Book Reviews (4)

01 December 2010
3 mins read
Volume 1 · Issue 3

Abstract

With Christmas fast approaching, here are a few new books as last minute ideas for presents.

One for the young; one autobiography that reads like an emotional rollercoaster of a film; rip-roaring tales from the life of a wildlife film-maker. And to start with, the truly bizarre: Photobooth Dogs by Cameron Wu is unique. It is an idiosyncratic collection of photos of pets and their owners taken in photo booths from the 1930s to the 1980s. Although it sounds unlikely, this slim, nicely produced volume allows us a glimpse of the last century.

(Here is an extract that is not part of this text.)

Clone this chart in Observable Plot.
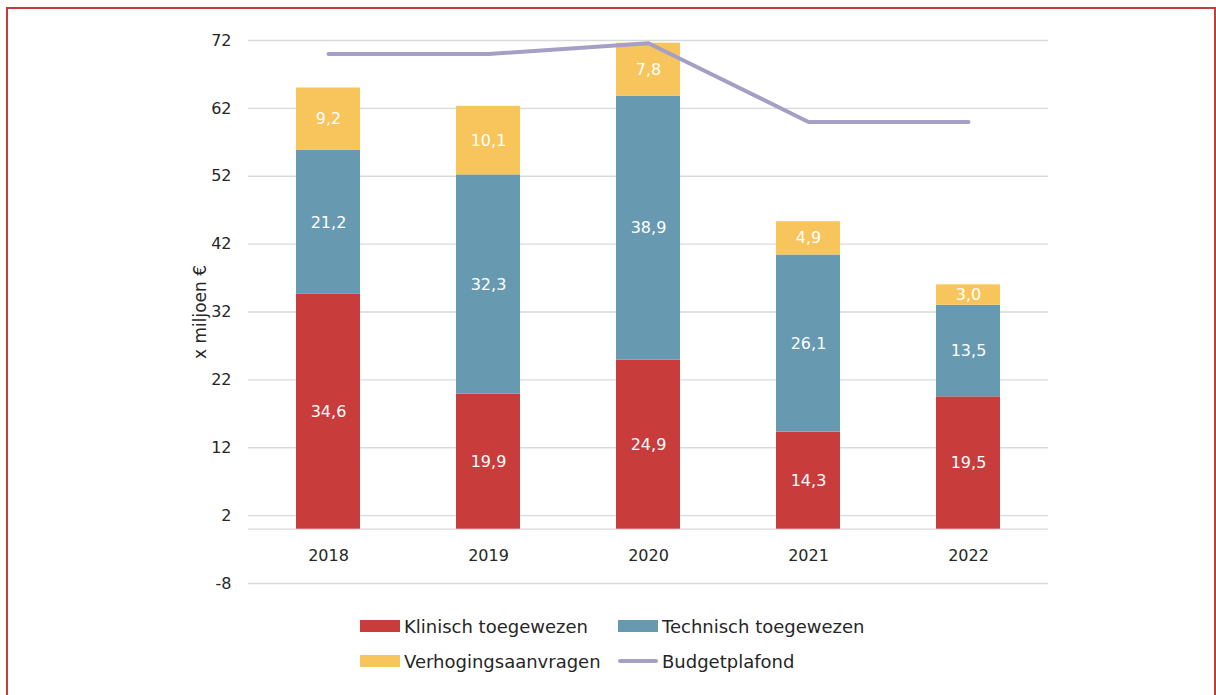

Photo booths were launched in 1927 and within a year we have one of the first photo of owner and pet — Anatol Josepho and his terrier. The booth produces a quite distinct type of photo because there is no one behind the camera to influence the picture. As a consequence this collection shows us people in old photos really being themselves. The owners are off-guard and fooling around, which makes the funny, faded sepia and white photos from the 1930s and 40s feel like they could have been taken yesterday. The people's affection for their pets brings them alive. This is an eccentric book and a timeless testament to the love people can feel for animals.

On to a bestseller which has been recently released in paperback: Cleo by the New Zealand journalist and writer Helen Brown. This is the extraordinary true tale of how a pet kitten arrives in a family after the accidental death of a child and kick-starts their journey through mourning and recovery. Helen writes of the family's mundane and then tragic life with a gently self-mocking honesty that speaks directly to anyone who knows life with cats and kids. The kitten Cleo is reserved by Sam, Helen's eldest son, just before he is fatally hit by a car. Cleo is then delivered a few weeks after Sam's death; bequeathed by him, as it were, to the family.

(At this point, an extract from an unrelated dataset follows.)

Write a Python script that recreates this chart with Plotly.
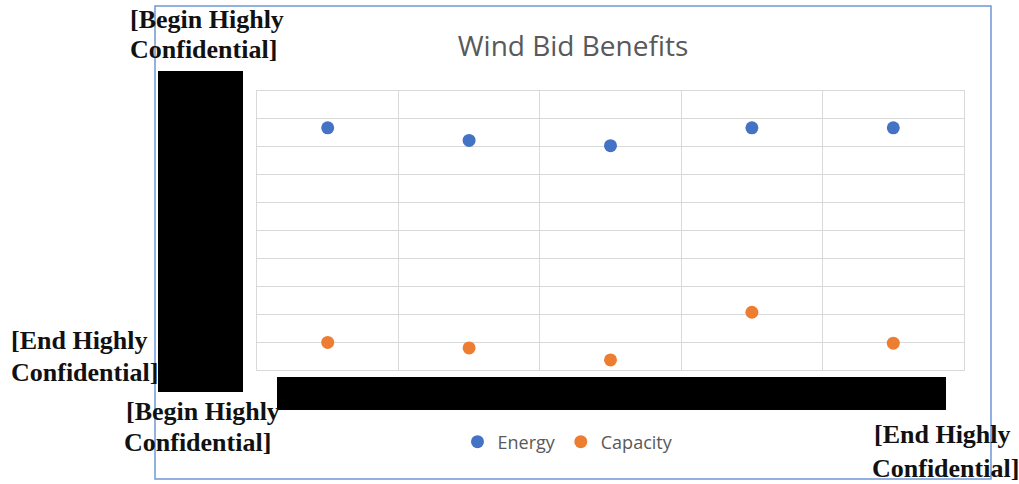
import plotly.graph_objects as go

W, H = 1019, 484

# Bid positions along the x axis (category labels are redacted)
bids = [1, 2, 3, 4, 5]
energy = [8.68, 8.23, 8.04, 8.68, 8.68]
capacity = [0.99, 0.79, 0.36, 2.07, 0.96]

BLUE = "#4472C4"
ORANGE = "#ED7D31"
GRID = "#d9d9d9"
TEXT_GRAY = "#595959"


def px_x(x):
    return x / W


def px_y(y):
    return 1 - y / H


fig = go.Figure()
fig.add_trace(go.Scatter(x=bids, y=energy, mode="markers", name="Energy",
                         marker=dict(color=BLUE, size=13)))
fig.add_trace(go.Scatter(x=bids, y=capacity, mode="markers", name="Capacity",
                         marker=dict(color=ORANGE, size=13)))

axis_common = dict(showgrid=True, gridcolor=GRID, gridwidth=1, zeroline=False,
                   showline=True, linecolor=GRID, linewidth=1, mirror=True,
                   showticklabels=False, ticks="", fixedrange=True)

fig.update_layout(
    width=W, height=H,
    margin=dict(l=0, r=0, t=0, b=0),
    paper_bgcolor="white", plot_bgcolor="white",
    xaxis=dict(domain=[px_x(257), px_x(964)], range=[0.5, 5.5],
               tick0=0.5, dtick=1, **axis_common),
    yaxis=dict(domain=[px_y(370), px_y(91)], range=[0, 10],
               tick0=0, dtick=1, **axis_common),
    title=dict(text="Wind Bid Benefits", x=px_x(573), xanchor="center",
               y=px_y(46), yanchor="middle",
               font=dict(family="Open Sans", size=28, color=TEXT_GRAY)),
    showlegend=True,
    legend=dict(orientation="h", x=px_x(568), xanchor="center",
                y=px_y(442), yanchor="middle",
                font=dict(family="Open Sans", size=18, color=TEXT_GRAY),
                bgcolor="rgba(0,0,0,0)"),
)

# Chart frame
fig.add_shape(type="rect", xref="paper", yref="paper",
              x0=px_x(155), x1=px_x(991), y0=px_y(479), y1=px_y(6),
              line=dict(color="#6f96d6", width=1.5), fillcolor="rgba(0,0,0,0)",
              layer="below")

# Redaction boxes over the axis labels
fig.add_shape(type="rect", xref="paper", yref="paper",
              x0=px_x(158), x1=px_x(243), y0=px_y(392), y1=px_y(71),
              line=dict(width=0), fillcolor="black", layer="above")
fig.add_shape(type="rect", xref="paper", yref="paper",
              x0=px_x(277), x1=px_x(946), y0=px_y(410), y1=px_y(377),
              line=dict(width=0), fillcolor="black", layer="above")

# Confidentiality markers
conf_font = dict(family="Liberation Serif", size=26, color="#111111")
conf_lines = [
    ("<b>[Begin Highly</b>", 129, 19),
    ("<b>Confidential]</b>", 129, 49),
    ("<b>[End Highly</b>", 10, 340),
    ("<b>Confidential]</b>", 10, 372),
    ("<b>[Begin Highly</b>", 125, 411),
    ("<b>Confidential]</b>", 123, 442),
    ("<b>[End Highly</b>", 873, 434),
    ("<b>Confidential]</b>", 871, 468),
]
for text, x, y in conf_lines:
    fig.add_annotation(text=text, xref="paper", yref="paper",
                       x=px_x(x), y=px_y(y), xanchor="left", yanchor="middle",
                       showarrow=False, font=conf_font, borderpad=0)

fig.write_html("out.html")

And that is how it happens, through their shock and devastation the kitten (who grows into quite an extraordinary cat) teaches them about living in the present, life after Sam's death and even about laughter. Helen Brown writes with a shocking honesty and openness about the emotional no-man's-land in which they — she, her husband and their second son — find themselves after Sam is killed. Somehow she experiences and observes (let alone survives) everything that happens and has recorded it in this brave and compelling book which touches on the extraordinary powers of the human-animal interface.

For readers aged 8–12 there is White Chin an intriguing new book by Marilyn Edwards with really impressive illustrations by France Baudin. A series of dramatic adventures takes a young urban cat — the eponymous White Chin — from rural abandonment to a secure farm home. A young girl Kirstie is involved in the key episodes, and yes, you guessed it, provides the farmhouse haven for White Chin at the end. What makes this book of note is that both writer and illustrator admirably avoid any sentimental anthropomorphizing of their animal characters. The human and the animal perspectives are two distinct but intertwined strands that encircle a story of poaching in the nearby woods. A great gift for 8–12 year olds with a well developed empathy for animals.

If all this talk of pets over the Christmas break seems like a busman's holiday then look out for the endlessly entertaining Mangroves and Man Eaters by TV wildlife journalist Dan Freeman. This book is a cornucopia of adventures, such as Dan's meetings with the ornithologist expert of West Indian birds after whom Ian Fleming's action hero James Bond was named, and with Amelia the original spider-actress in the Bond film Dr No. We are shown behind the scenes wildlife — the creatures with which the wildlife film crew have to cohabit while making their TV programmes from giant man-killing crabs to ruthless, unethical scientists. Dan describes how, with India rubber resilience, he narrowly avoided snakes, cyclones, the fangs of the wolf spider, Idi Amin, and an angry festival crowd in the desert. It is hard to pick one of the amazing adventures for mention, but how about his journey to film the man-eating tigers of the mangroves of Bangladesh? An engrossing read for the new year.